Tuesday, April 19, 2011

Speed is God

In a book that starts with the most epic pizza delivery ever, speed is critical. The energy of the opening scene is finger-bitingly frenetic, as the time ticks down and Hiro’s car zooms to its final resting place in a Burbclave swimming pool. Everything rockets along, and some things move too quickly for their motion to even register. This reminded me of the limited flicker-fusion rate (the speed with which our eyes perceive) of the human eye, which makes what happens very quickly either very vague or totally invisible. To us, hummingbirds’ wings are just an indistinct blur and fluorescent lights do not drive us all insane because we cannot see them flickering. With a higher flicker-fusion threshold, we would actually see each distinct beat of the hummingbird’s wings.

For all the technology zooming around in Snow Crash, we are still limited by the range of our senses. For example, besides Hiro and Y.T., no one has ever seen a Rat Thing because they move too fast (94). A few pages later, Y.T. is perplexed by the appearance of a Mafia Town Car: “How do they do it? You see these Town Cars everywhere, but you never see them move, never see them get anyplace. She’s not even sure they have engines in them” (100). The omnipresent yet insidious Mafia manages to elude perception with ease. Even with all of Lagos’ technological enhancements—he can see visual light, infrared, radar, and ultrasound simultaneously—he still ends up getting “slit open like a salmon” (138).

In addition to the ability of the senses to gather information, speed is also crucial in transferring information digitally and connecting to the Metaverse. Many of us can remember the infuriatingly slow dial-up internet connections of days of yore and even today, e-mailing large attachments can be a time-consuming process. In Snow Crash, a fiberoptic cable enables a transfer of information swift enough to create a detailed, high-resolution experience of the Metaverse. The richness and complexity of the digital world in Snow Crash offers a striking contrast to the minimalism and comparatively low-fi vibe of LamdaMOO in “A Rape in Cyberspace.” The speed with which events unfold in LamdaMOO are on par with our flicker-fusion rates, while Snow Crash flies by at an almost supersonic speed, like a hummingbird on steroids.

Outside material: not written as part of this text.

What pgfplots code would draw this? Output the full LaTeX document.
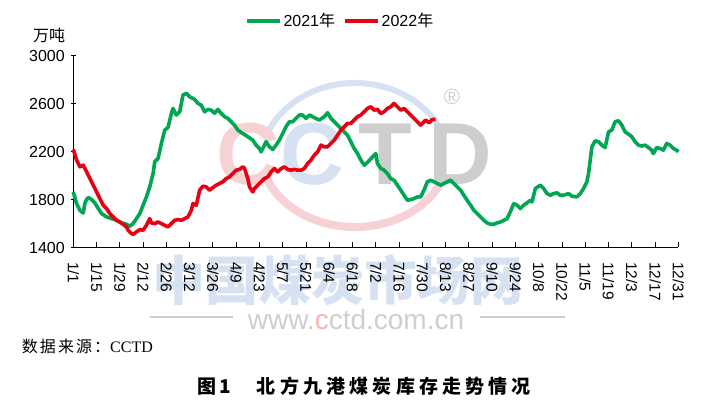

The virtual reality of LamdaMOO is, as far as I can tell from the article, solely text-based—no flashy graphics or life-like avatars yet. This simplicity permits a great deal of freedom among the users. In the colorful Metaverse of Snow Crash, where the most carefully crafted avatars look just like real people, it is far more difficult to envision the living human being behind the overwhelmingly realistic avatar. But in LamdaMOO, nothing is “real” in the sense that it could be mistaken for real life. It’s just words on a screen. For example, the fact that evangeline describes her room as “infinite in expanse and fluid in form” does not stop the writer of the article from feeling that her room is “claustrophobic” instead, “dank and overheated by virtual bodies, pressing against your skin” (8). Given a text, we are all free to envision it however we wish. But as technology advances, the transfer of information becomes ever swifter and we gain greater and greater control over how our digital selves are presented, leaving less to the imagination. I know nothing about what virtual reality or avatars look like today, but based on animation in movies and commercials for video games, the digital can be incredibly real. Our senses are all too fallible, and can easily be seduced by technology into, if not mistaking the virtual for the real, than into preferring digital perfection to real imperfection.